» Objective
Scan the data below for the string "React". Copy every line where it appears.

================================

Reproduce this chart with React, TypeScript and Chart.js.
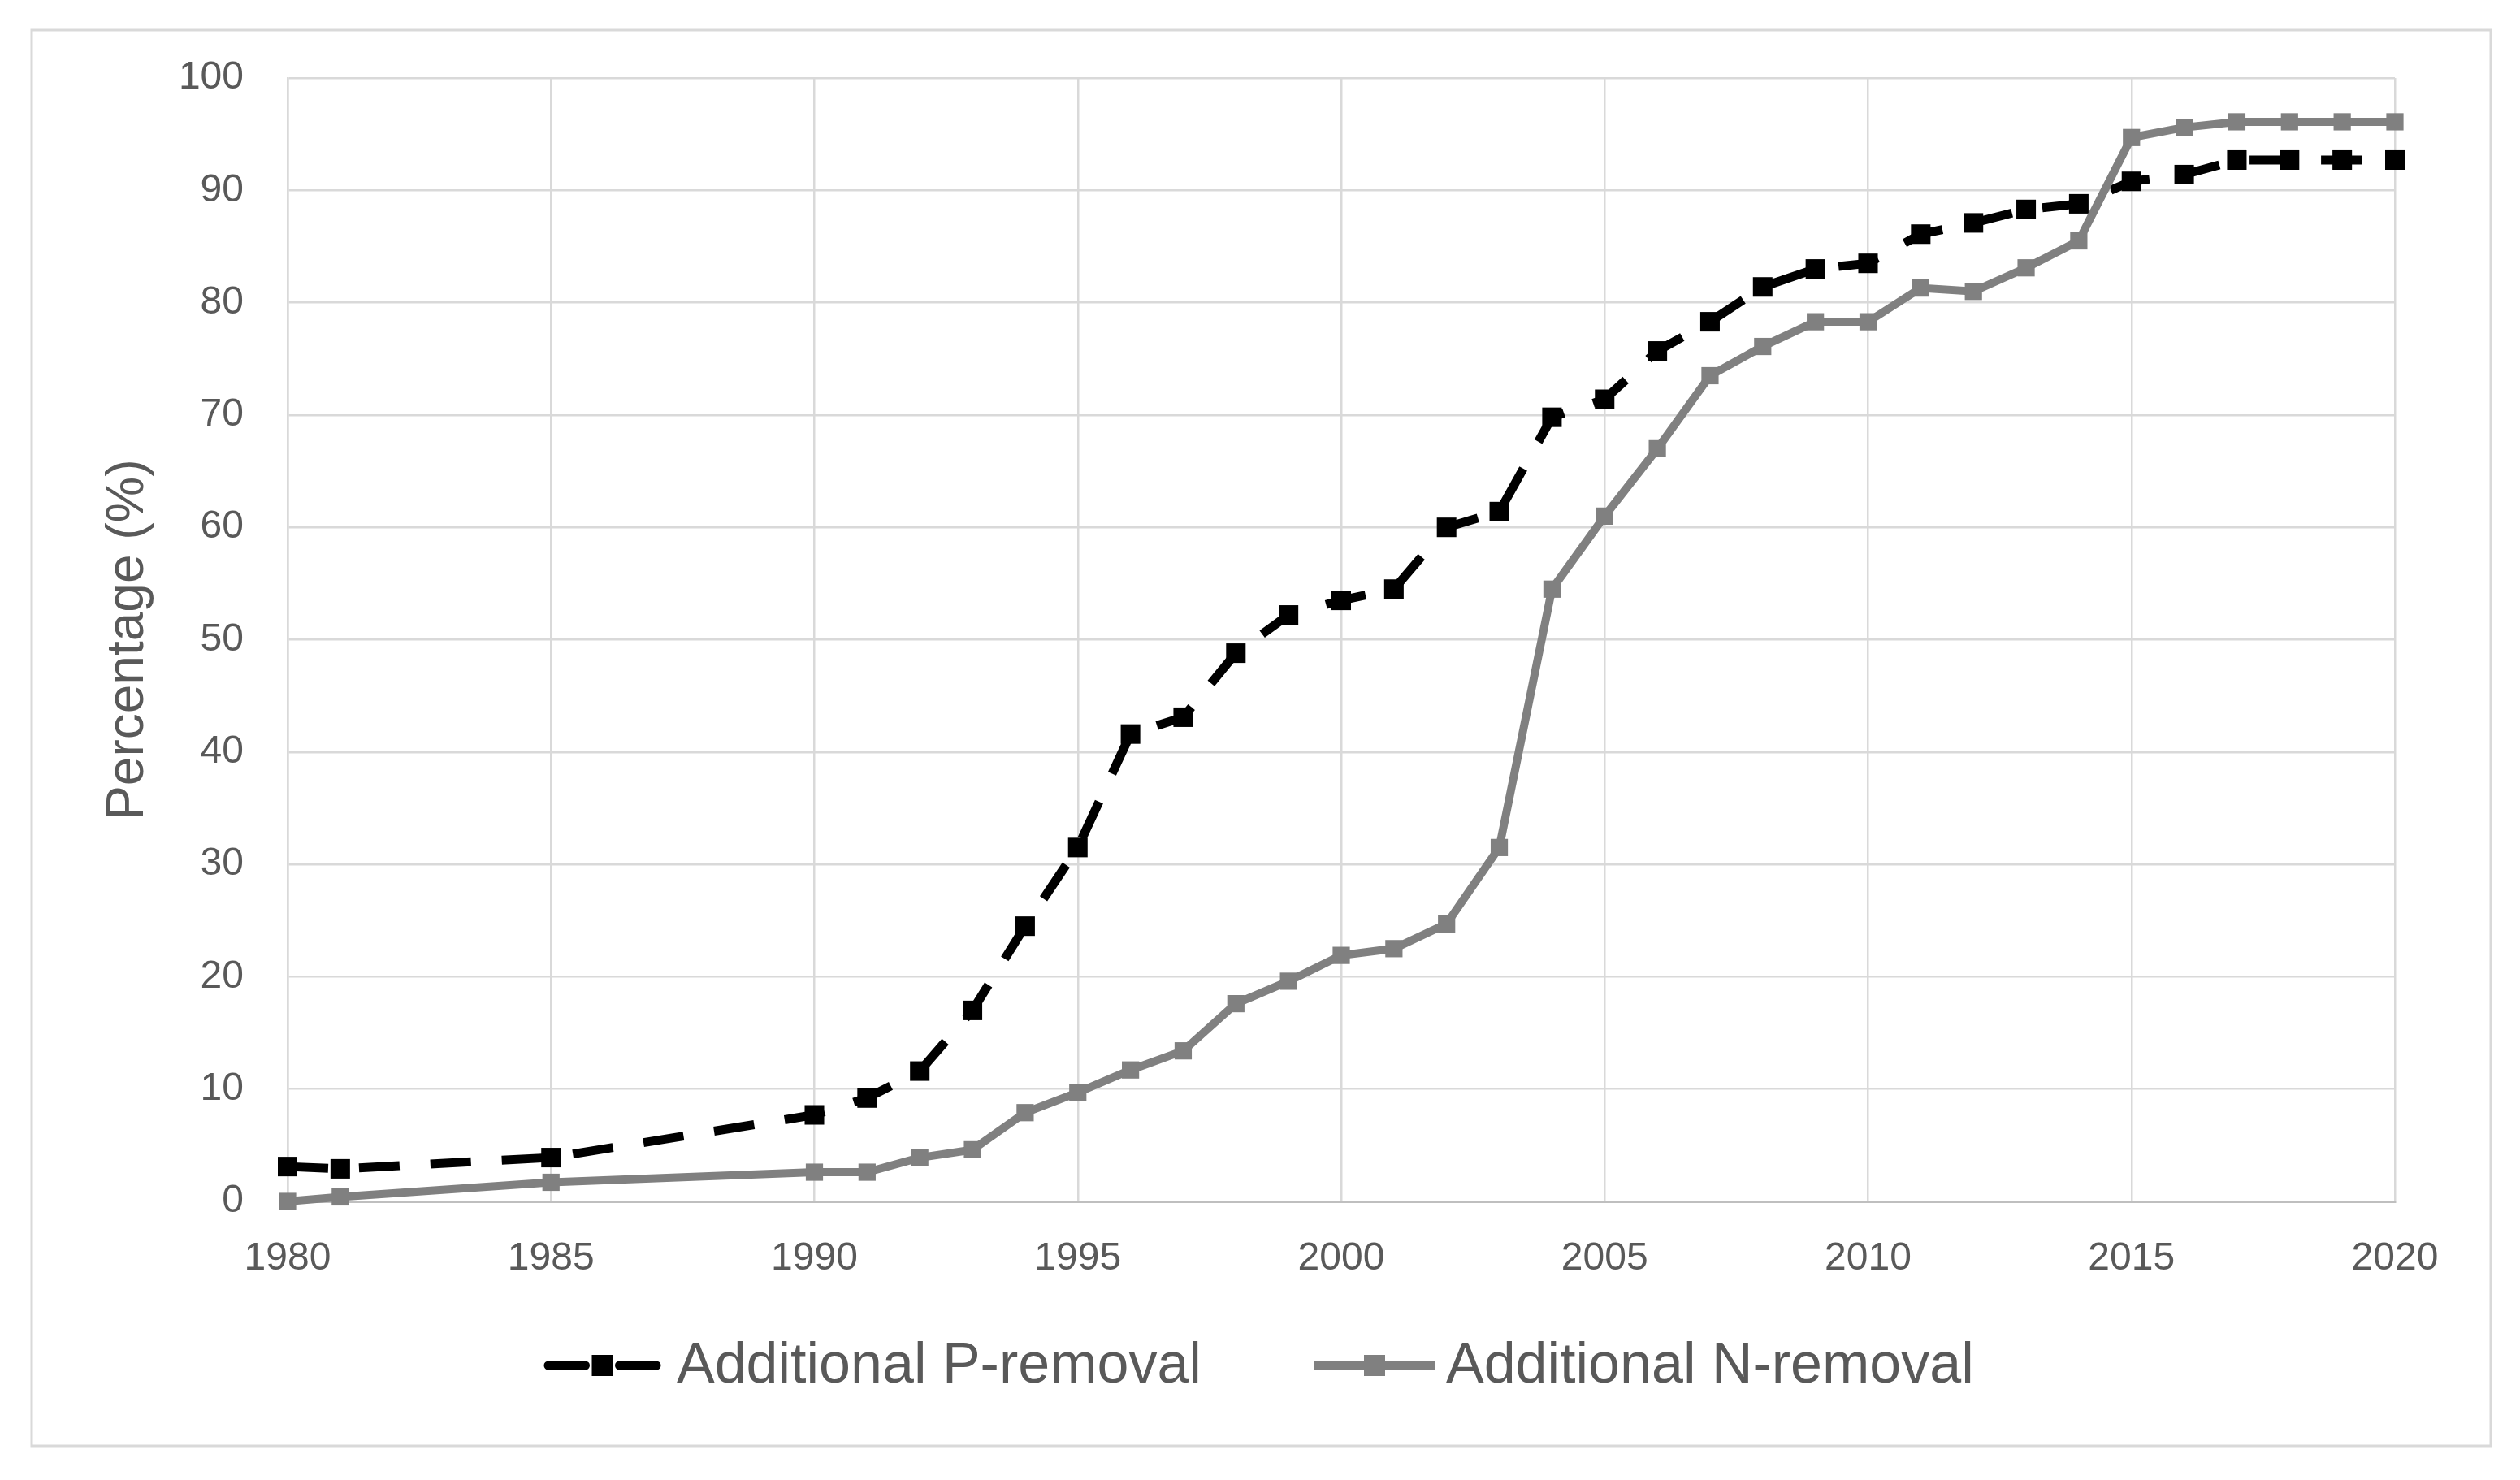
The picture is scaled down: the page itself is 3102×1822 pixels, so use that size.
import React, { useEffect, useRef } from "react";
import { Chart, registerables } from "chart.js";

Chart.register(...registerables);

const years = [
  1980, 1981, 1985, 1990, 1991, 1992, 1993, 1994, 1995, 1996, 1997, 1998, 1999,
  2000, 2001, 2002, 2003, 2004, 2005, 2006, 2007, 2008, 2009, 2010, 2011, 2012,
  2013, 2014, 2015, 2016, 2017, 2018, 2019, 2020,
];

const pRemoval = [
  3.1, 2.9, 3.9, 7.7, 9.2, 11.6, 17.0, 24.5, 31.5, 41.6, 43.1, 48.8, 52.2,
  53.5, 54.5, 60.0, 61.4, 69.8, 71.4, 75.7, 78.3, 81.4, 83.0, 83.5, 86.1, 87.1,
  88.3, 88.8, 90.8, 91.4, 92.7, 92.7, 92.7, 92.7,
];

const nRemoval = [
  0.0, 0.4, 1.7, 2.6, 2.6, 3.9, 4.6, 7.9, 9.7, 11.7, 13.4, 17.6, 19.6,
  21.9, 22.5, 24.7, 31.5, 54.5, 61.0, 67.0, 73.5, 76.1, 78.3, 78.3, 81.3, 81.0,
  83.1, 85.5, 94.7, 95.6, 96.1, 96.1, 96.1, 96.1,
];

const seriesLabels = ["Additional P-removal", "Additional N-removal"];
const yAxisTitle = "Percentage (%)";

const FONT = "'Liberation Sans', Arial, sans-serif";
const TEXT_COLOR = "#595959";
const GRID_COLOR = "#d9d9d9";

// legend layout: [lineStart, lineEnd, textX]
const legendLayout = [
  [669, 814, 833],
  [1618, 1766, 1780],
];
const legendY = 1681;

export default function App() {
  const canvasRef = useRef<HTMLCanvasElement | null>(null);

  useEffect(() => {
    const canvas = canvasRef.current;
    if (!canvas) return;

    const frame = {
      id: "frame",
      beforeDraw(chart: any) {
        const ctx = chart.ctx;
        ctx.save();
        ctx.fillStyle = "#ffffff";
        ctx.fillRect(0, 0, chart.width, chart.height);
        ctx.strokeStyle = GRID_COLOR;
        ctx.lineWidth = 3;
        ctx.strokeRect(39, 37, 3066 - 39, 1780 - 37);
        ctx.restore();
      },
    };

    const customLegend = {
      id: "customLegend",
      afterDraw(chart: any) {
        const ctx = chart.ctx;
        chart.data.datasets.forEach((ds: any, i: number) => {
          const [x1, x2, tx] = legendLayout[i];
          ctx.save();
          ctx.strokeStyle = ds.borderColor;
          ctx.lineWidth = ds.borderWidth;
          if (ds.borderDash) {
            const len = x2 - x1;
            const seg = (len - 26) / 2 - 8;
            ctx.lineCap = "round";
            ctx.beginPath();
            ctx.moveTo(x1 + 6, legendY);
            ctx.lineTo(x1 + seg, legendY);
            ctx.moveTo(x2 - seg, legendY);
            ctx.lineTo(x2 - 6, legendY);
            ctx.stroke();
          } else {
            ctx.beginPath();
            ctx.moveTo(x1, legendY);
            ctx.lineTo(x2, legendY);
            ctx.stroke();
          }
          const side = 26;
          const cx = (x1 + x2) / 2;
          ctx.fillStyle = ds.backgroundColor;
          ctx.fillRect(cx - side / 2, legendY - side / 2, side, side);
          ctx.fillStyle = TEXT_COLOR;
          ctx.font = `70px ${FONT}`;
          ctx.textAlign = "left";
          ctx.textBaseline = "middle";
          ctx.fillText(ds.label, tx, legendY + 2);
          ctx.restore();
        });
      },
    };

    const chart = new Chart(canvas, {
      type: "line",
      data: {
        datasets: [
          {
            label: seriesLabels[0],
            data: years.map((x, i) => ({ x, y: pRemoval[i] })),
            borderColor: "#000000",
            backgroundColor: "#000000",
            borderWidth: 11,
            borderDash: [50, 38],
            borderCapStyle: "butt",
            pointStyle: "rect",
            pointRadius: 17,
            pointBorderWidth: 0,
            tension: 0,
            clip: false,
            order: 1,
          },
          {
            label: seriesLabels[1],
            data: years.map((x, i) => ({ x, y: nRemoval[i] })),
            borderColor: "#808080",
            backgroundColor: "#808080",
            borderWidth: 10,
            pointStyle: "rect",
            pointRadius: 15,
            pointBorderWidth: 0,
            tension: 0,
            clip: false,
            order: 0,
          },
        ] as any,
      },
      options: {
        responsive: false,
        animation: false,
        devicePixelRatio: 1,
        layout: { padding: { left: 40, top: 96, right: 154, bottom: 223 } },
        plugins: {
          legend: { display: false },
          tooltip: { enabled: false },
        },
        scales: {
          x: {
            type: "linear",
            min: 1980,
            max: 2020,
            afterFit: (s: any) => {
              s.height = 120;
            },
            ticks: {
              stepSize: 5,
              callback: (v: any) => String(v),
              font: { size: 48, family: FONT },
              color: TEXT_COLOR,
              padding: 42,
              maxRotation: 0,
            },
            grid: { color: GRID_COLOR, lineWidth: 2.5, drawTicks: false },
            border: { color: "#bfbfbf", width: 3 },
          },
          y: {
            min: 0,
            max: 100,
            afterFit: (s: any) => {
              s.width = 314;
            },
            ticks: {
              stepSize: 10,
              font: { size: 48, family: FONT },
              color: TEXT_COLOR,
              padding: 54,
            },
            grid: { color: GRID_COLOR, lineWidth: 2.5, drawTicks: false },
            border: { color: GRID_COLOR, width: 2.5 },
            title: {
              display: true,
              text: yAxisTitle,
              font: { size: 64, family: FONT },
              color: TEXT_COLOR,
              padding: { top: 80, bottom: 0 },
            },
          },
        },
      } as any,
      plugins: [frame, customLegend],
    });

    return () => chart.destroy();
  }, []);

  return (
    <div style={{ position: "fixed", left: 0, top: 0, width: 3102, height: 1822, background: "#fff" }}>
      <canvas ref={canvasRef} width={3102} height={1822} style={{ display: "block", width: 3102, height: 1822 }} />
    </div>
  );
}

================================

» Written answer
Reproduce this chart with React, TypeScript and Chart.js.
import React, { useEffect, useRef } from "react";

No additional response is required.